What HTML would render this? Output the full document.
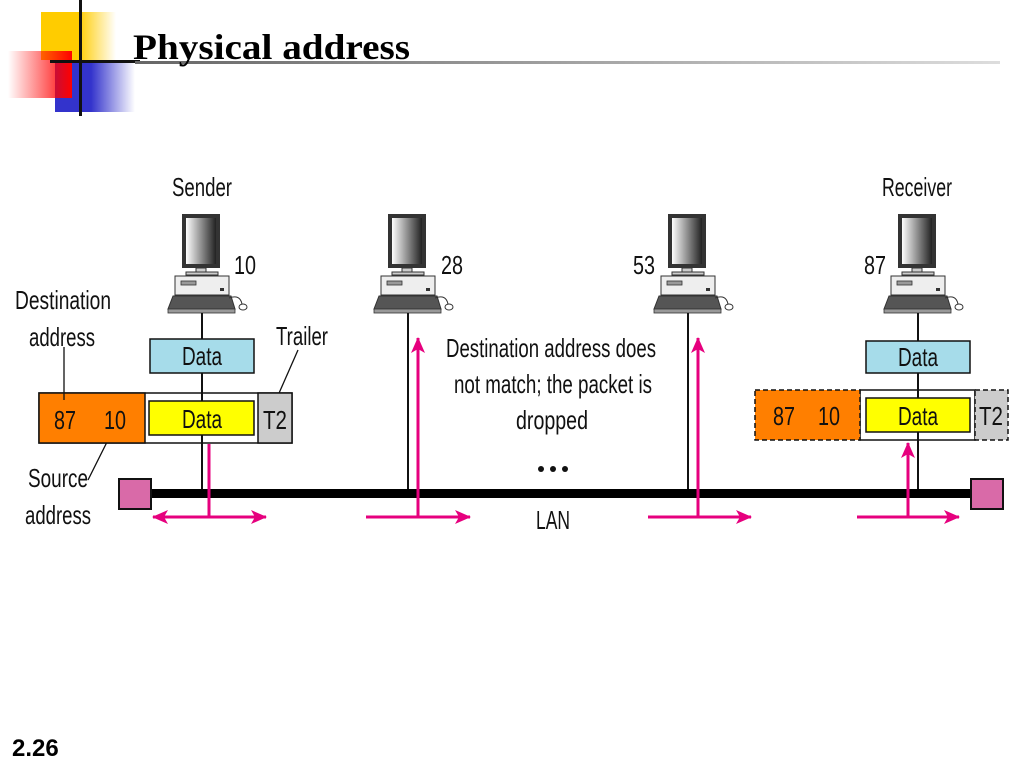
<!DOCTYPE html>
<html><head><meta charset="utf-8"><style>
html,body{margin:0;padding:0;background:#fff;width:1024px;height:768px;overflow:hidden}
</style></head><body>
<svg width="1024" height="768" viewBox="0 0 1024 768" xmlns="http://www.w3.org/2000/svg">
<defs>
<linearGradient id="gy" x1="0" x2="1"><stop offset="0.5" stop-color="#ffcc00"/><stop offset="1" stop-color="#ffcc00" stop-opacity="0"/></linearGradient>
<linearGradient id="gr" x1="0" x2="1"><stop offset="0" stop-color="#ff0000" stop-opacity="0"/><stop offset="1" stop-color="#ff0000"/></linearGradient>
<linearGradient id="gb" x1="0" x2="1"><stop offset="0.45" stop-color="#3333cc"/><stop offset="1" stop-color="#3333cc" stop-opacity="0"/></linearGradient>
<linearGradient id="gl" x1="0" x2="1"><stop offset="0" stop-color="#666"/><stop offset="1" stop-color="#ddd"/></linearGradient>
<linearGradient id="scr" x1="0" x2="1"><stop offset="0" stop-color="#fff"/><stop offset="1" stop-color="#222"/></linearGradient>
<marker id="ah" markerWidth="16" markerHeight="14" refX="15" refY="7" orient="auto" markerUnits="userSpaceOnUse"><path d="M0,0 L16,7 L0,14 L4,7 Z" fill="#e6007e"/></marker>
<g id="pc">
<rect x="-20" y="0" width="38" height="54" fill="#333"/>
<rect x="-16" y="4" width="30" height="46" fill="url(#scr)"/>
<rect x="-6" y="54" width="10" height="5" fill="#ccc" stroke="#333" stroke-width="1"/>
<rect x="-16" y="58" width="32" height="3" fill="#ccc" stroke="#333" stroke-width="1"/>
<rect x="-27" y="62" width="54" height="19" fill="#eee" stroke="#333" stroke-width="1"/>
<rect x="-21" y="67" width="15" height="4" fill="#999" stroke="#333" stroke-width="0.8"/>
<rect x="18" y="74" width="4" height="3" fill="#333"/>
<path d="M-29,82 L29,82 L33,95 L-34,95 Z" fill="#555" stroke="#333"/>
<rect x="-34" y="95" width="67" height="4" fill="#999" stroke="#333" stroke-width="0.8"/>
<path d="M27,84 Q38,80 40,90" fill="none" stroke="#333"/>
<ellipse cx="41" cy="93" rx="4" ry="3" fill="#fff" stroke="#333"/>
</g>
</defs>

<!-- logo -->
<rect x="41" y="12" width="75" height="48" fill="url(#gy)"/>
<rect x="55" y="63" width="80" height="49" fill="url(#gb)"/>
<rect x="8" y="51" width="64" height="47" fill="url(#gr)"/>
<rect x="79" y="0" width="3" height="116" fill="#111"/>
<rect x="50" y="60" width="90" height="3" fill="#111"/>
<rect x="135" y="61" width="865" height="3" fill="url(#gl)"/>
<text x="133" y="59" font-family="Liberation Serif,serif" font-weight="bold" font-size="36" textLength="277" lengthAdjust="spacingAndGlyphs">Physical address</text>

<g font-family="Liberation Sans,sans-serif" font-size="26" fill="#111">
<text x="202" y="196" text-anchor="middle" textLength="60" lengthAdjust="spacingAndGlyphs">Sender</text>
<text x="917" y="196" text-anchor="middle" textLength="70" lengthAdjust="spacingAndGlyphs">Receiver</text>
<text x="234" y="274" textLength="22" lengthAdjust="spacingAndGlyphs">10</text>
<text x="441" y="274" textLength="22" lengthAdjust="spacingAndGlyphs">28</text>
<text x="633" y="274" textLength="22" lengthAdjust="spacingAndGlyphs">53</text>
<text x="864" y="274" textLength="22" lengthAdjust="spacingAndGlyphs">87</text>
<text x="15" y="309" textLength="96" lengthAdjust="spacingAndGlyphs">Destination</text>
<text x="29" y="346" textLength="66" lengthAdjust="spacingAndGlyphs">address</text>
<text x="276" y="345" textLength="52" lengthAdjust="spacingAndGlyphs">Trailer</text>
<text x="28" y="487" textLength="60" lengthAdjust="spacingAndGlyphs">Source</text>
<text x="25" y="524" textLength="66" lengthAdjust="spacingAndGlyphs">address</text>
<text x="551" y="357" text-anchor="middle" textLength="210" lengthAdjust="spacingAndGlyphs">Destination address does</text>
<text x="553" y="393" text-anchor="middle" textLength="198" lengthAdjust="spacingAndGlyphs">not match; the packet is</text>
<text x="552" y="429" text-anchor="middle" textLength="72" lengthAdjust="spacingAndGlyphs">dropped</text>
<text x="553" y="529" text-anchor="middle" textLength="34" lengthAdjust="spacingAndGlyphs">LAN</text>
</g>
<circle cx="541" cy="469" r="3" fill="#111"/><circle cx="553" cy="469" r="3" fill="#111"/><circle cx="565" cy="469" r="3" fill="#111"/>

<use href="#pc" x="202" y="214"/>
<use href="#pc" x="408" y="214"/>
<use href="#pc" x="688" y="214"/>
<use href="#pc" x="918" y="214"/>

<g stroke="#111" stroke-width="2">
<line x1="202" y1="313" x2="202" y2="490"/>
<line x1="408" y1="313" x2="408" y2="490"/>
<line x1="688" y1="313" x2="688" y2="490"/>
<line x1="918" y1="313" x2="918" y2="490"/>
<line x1="64" y1="347" x2="64" y2="400" stroke-width="1.3"/>
<line x1="108" y1="440" x2="88" y2="480" stroke-width="1.3"/>
<line x1="298" y1="350" x2="276" y2="400" stroke-width="1.3"/>
</g>

<g font-family="Liberation Sans,sans-serif" font-size="26" fill="#111">
<rect x="150" y="339" width="104" height="34" fill="#a6dcea" stroke="#111" stroke-width="1.5"/>
<text x="202" y="365" text-anchor="middle" textLength="40" lengthAdjust="spacingAndGlyphs">Data</text>
<rect x="39" y="393" width="253" height="50" fill="#fff" stroke="#111" stroke-width="1.5"/>
<rect x="39" y="393" width="106" height="50" fill="#ff7f00" stroke="#111" stroke-width="1.5"/>
<rect x="258" y="393" width="34" height="50" fill="#ccc" stroke="#111" stroke-width="1.5"/>
<rect x="149" y="401" width="105" height="34" fill="#ffff00" stroke="#111" stroke-width="1.5"/>
<line x1="64" y1="393" x2="64" y2="400" stroke="#111" stroke-width="1.3"/>
<text x="202" y="428" text-anchor="middle" textLength="40" lengthAdjust="spacingAndGlyphs">Data</text>
<text x="54" y="429" textLength="22" lengthAdjust="spacingAndGlyphs">87</text>
<text x="104" y="429" textLength="22" lengthAdjust="spacingAndGlyphs">10</text>
<text x="263" y="429" textLength="24" lengthAdjust="spacingAndGlyphs">T2</text>

<rect x="866" y="341" width="104" height="32" fill="#a6dcea" stroke="#111" stroke-width="1.5"/>
<text x="918" y="366" text-anchor="middle" textLength="40" lengthAdjust="spacingAndGlyphs">Data</text>
<rect x="860" y="390" width="115" height="50" fill="#fff" stroke="#111" stroke-width="1.5"/>
<rect x="755" y="390" width="105" height="50" fill="#ff7f00" stroke="#111" stroke-width="1.5" stroke-dasharray="5,3"/>
<rect x="975" y="390" width="33" height="50" fill="#ccc" stroke="#111" stroke-width="1.5" stroke-dasharray="5,3"/>
<rect x="866" y="398" width="104" height="34" fill="#ffff00" stroke="#111" stroke-width="1.5"/>
<text x="918" y="425" text-anchor="middle" textLength="40" lengthAdjust="spacingAndGlyphs">Data</text>
<text x="773" y="425" textLength="22" lengthAdjust="spacingAndGlyphs">87</text>
<text x="818" y="425" textLength="22" lengthAdjust="spacingAndGlyphs">10</text>
<text x="979" y="425" textLength="24" lengthAdjust="spacingAndGlyphs">T2</text>
</g>
<line x1="918" y1="373" x2="918" y2="398" stroke="#111" stroke-width="2"/>
<line x1="918" y1="432" x2="918" y2="490" stroke="#111" stroke-width="2"/>
<line x1="202" y1="373" x2="202" y2="401" stroke="#111" stroke-width="2"/>
<line x1="202" y1="435" x2="202" y2="490" stroke="#111" stroke-width="2"/>
<line x1="202" y1="313" x2="202" y2="339" stroke="#111" stroke-width="2"/>
<line x1="918" y1="313" x2="918" y2="341" stroke="#111" stroke-width="2"/>

<rect x="150" y="489" width="822" height="9" fill="#000"/>
<rect x="119" y="479" width="32" height="30" fill="#d96aa8" stroke="#111" stroke-width="2"/>
<rect x="971" y="479" width="32" height="30" fill="#d96aa8" stroke="#111" stroke-width="2"/>

<g stroke="#e6007e" stroke-width="3" fill="none">
<line x1="209" y1="444" x2="209" y2="517"/>
<line x1="209" y1="517" x2="153" y2="517" marker-end="url(#ah)"/>
<line x1="209" y1="517" x2="266" y2="517" marker-end="url(#ah)"/>
<line x1="366" y1="517" x2="470" y2="517" marker-end="url(#ah)"/>
<line x1="418" y1="517" x2="418" y2="338" marker-end="url(#ah)"/>
<line x1="648" y1="517" x2="751" y2="517" marker-end="url(#ah)"/>
<line x1="698" y1="517" x2="698" y2="338" marker-end="url(#ah)"/>
<line x1="857" y1="517" x2="959" y2="517" marker-end="url(#ah)"/>
<line x1="908" y1="517" x2="908" y2="443" marker-end="url(#ah)"/>
</g>

<text x="12" y="756" font-family="Liberation Sans,sans-serif" font-weight="bold" font-size="24">2.26</text>
</svg>
</body></html>
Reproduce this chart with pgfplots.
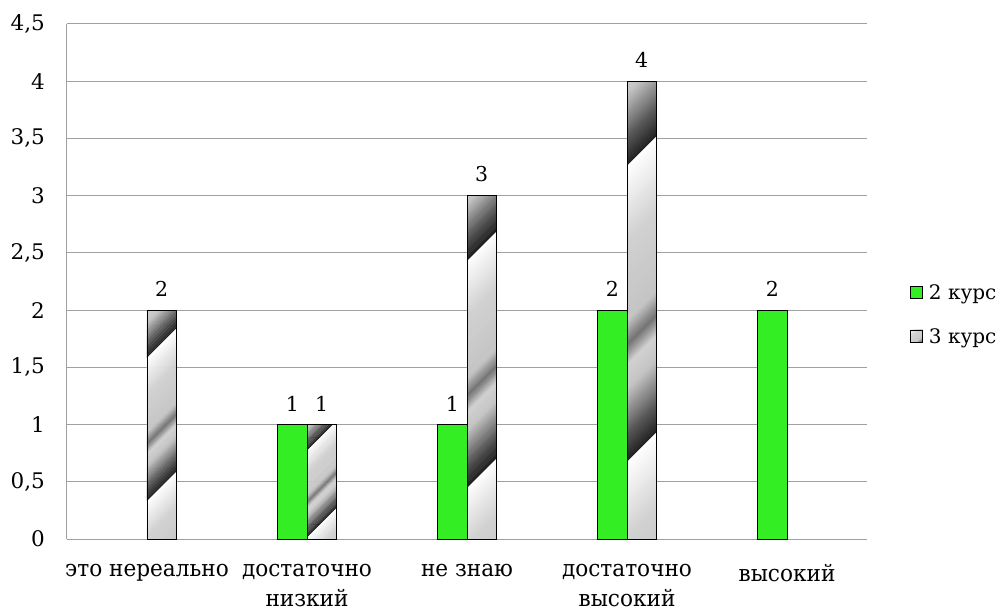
\documentclass[border=0pt]{standalone}
\usepackage{fontspec}
\setmainfont{DejaVu Serif}
\newfontfamily\catfont{DejaVu Serif}[FakeStretch=0.94]
\newfontfamily\numfont{DejaVu Serif}
\usepackage{pgfplots}
\pgfplotsset{compat=1.18}
\usetikzlibrary{patterns}
\definecolor{barGreen}{RGB}{51,238,34}
\definecolor{gridGray}{RGB}{160,160,160}

% diagonal chrome-like gradient stripes at 45 degrees; #2 = period (bp), #3 = phase (bp)
\newcommand\defchrome[3]{%
\pgfdeclarepatterninherentlycolored{#1}
  {\pgfpointorigin}{\pgfpoint{#2bp}{#2bp}}{\pgfpoint{#2bp}{#2bp}}
  {%
    \foreach \j in {0,...,99}{%
      \pgfmathsetmacro\tm{mod(mod((\j+0.5)/100*#2-#3,#2)+#2,#2)/#2}%
      \pgfmathsetmacro\lum{\tm<0.1 ? 0.12+2.3*\tm : (\tm<0.25 ? 0.35+(\tm-0.1)/0.15*0.42 : (\tm<0.33 ? 0.77+(\tm-0.25)/0.08*0.05 : (\tm<0.4 ? 0.82-(\tm-0.33)/0.07*0.37 : (\tm<0.48 ? 0.45+(\tm-0.4)/0.08*0.32 : (\tm<0.75 ? 0.77+(\tm-0.48)/0.27*0.05 : 0.82+(\tm-0.75)/0.25*0.18)))))}%
      \definecolor{stc}{gray}{\lum}%
      \pgfsetfillcolor{stc}%
      \pgfmathsetmacro\ya{\j/100*#2}%
      \pgfmathsetmacro\yc{(\j+1.2)/100*#2}%
      \pgfpathmoveto{\pgfpoint{0bp}{\ya bp}}%
      \pgfpathlineto{\pgfpoint{#2bp}{\ya bp+#2bp}}%
      \pgfpathlineto{\pgfpoint{#2bp}{\yc bp+#2bp}}%
      \pgfpathlineto{\pgfpoint{0bp}{\yc bp}}%
      \pgfpathclose
      \pgfpathmoveto{\pgfpoint{0bp}{\ya bp-#2bp}}%
      \pgfpathlineto{\pgfpoint{#2bp}{\ya bp}}%
      \pgfpathlineto{\pgfpoint{#2bp}{\yc bp}}%
      \pgfpathlineto{\pgfpoint{0bp}{\yc bp-#2bp}}%
      \pgfpathclose
      \pgfusepath{fill}%
    }%
  }}
\defchrome{chromeA}{143}{107}
\defchrome{chromeB}{87}{29}
\defchrome{chromeC}{227}{112}
\defchrome{chromeD}{296}{114}
\defchrome{chromeL}{40}{14}

\begin{document}
\numfont\fontsize{21bp}{26bp}\selectfont
\begin{tikzpicture}
\begin{axis}[
  at={(0,0)}, anchor=south west,
  scale only axis,
  width=800bp, height=515bp,
  xmin=-0.5, xmax=4.5,
  ymin=0, ymax=4.5,
  xtick={0,1,2,3,4},
  xticklabels={это нереально,{достаточно\\низкий},не знаю,{достаточно\\высокий},высокий},
  xticklabel style={align=center, yshift=-18bp, font=\catfont\fontsize{23bp}{30bp}\selectfont},
  ytick={0,0.5,1,1.5,2,2.5,3,3.5,4,4.5},
  yticklabel style={xshift=-15bp, font=\numfont\fontsize{21.5bp}{26bp}\selectfont},
  /pgf/number format/use comma,
  /pgf/number format/assume math mode=true,
  major tick length=0pt,
  axis x line*=bottom,
  axis y line*=left,
  axis line style={gridGray, line width=1bp, -},
  ymajorgrids,
  grid style={gridGray, line width=1bp},
  ybar,
  bar width=29.3bp,
  nodes near coords,
  every node near coord/.append style={yshift=6bp, font=\numfont\fontsize{20.5bp}{26bp}\selectfont},
  legend style={at={(1.05,0.433)}, anchor=west, draw=none, fill=none,
    font=\numfont\fontsize{20bp}{26bp}\selectfont, row sep=22bp,
    legend cell align=left,
    /tikz/every even column/.append style={column sep=0bp}},
  legend image code/.code={\draw[#1, line width=0.8bp] (0bp,-4bp) rectangle (12bp,8bp);},
]
\addplot[bar shift=-14.65bp, fill=barGreen, draw=black, line width=0.8bp]
  coordinates {(1,1) (2,1) (3,2) (4,2)};
\addlegendentry{\hspace{4bp}2 курс}
\addplot[bar shift=14.65bp, pattern=chromeA, draw=black, line width=0.8bp,
  legend image code/.code={\draw[black, line width=0.8bp, pattern=chromeL] (0bp,-4bp) rectangle (12bp,8bp);}]
  coordinates {(0,2)};
\addlegendentry{\hspace{4bp}3 курс}
\addplot[forget plot, bar shift=14.65bp, pattern=chromeB, draw=black, line width=0.8bp]
  coordinates {(1,1)};
\addplot[forget plot, bar shift=14.65bp, pattern=chromeC, draw=black, line width=0.8bp]
  coordinates {(2,3)};
\addplot[forget plot, bar shift=14.65bp, pattern=chromeD, draw=black, line width=0.8bp]
  coordinates {(3,4)};
\end{axis}
\pgfresetboundingbox
\path[use as bounding box] (-67bp,-73bp) rectangle (935bp,539bp);
\end{tikzpicture}
\end{document}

OBJECTIVE
Copy out every line of the material above that mentions the word "this".

EXERCISE RESPONSE
What HTML would render this? Output the full document.
Reproduce this chart with pgfplots.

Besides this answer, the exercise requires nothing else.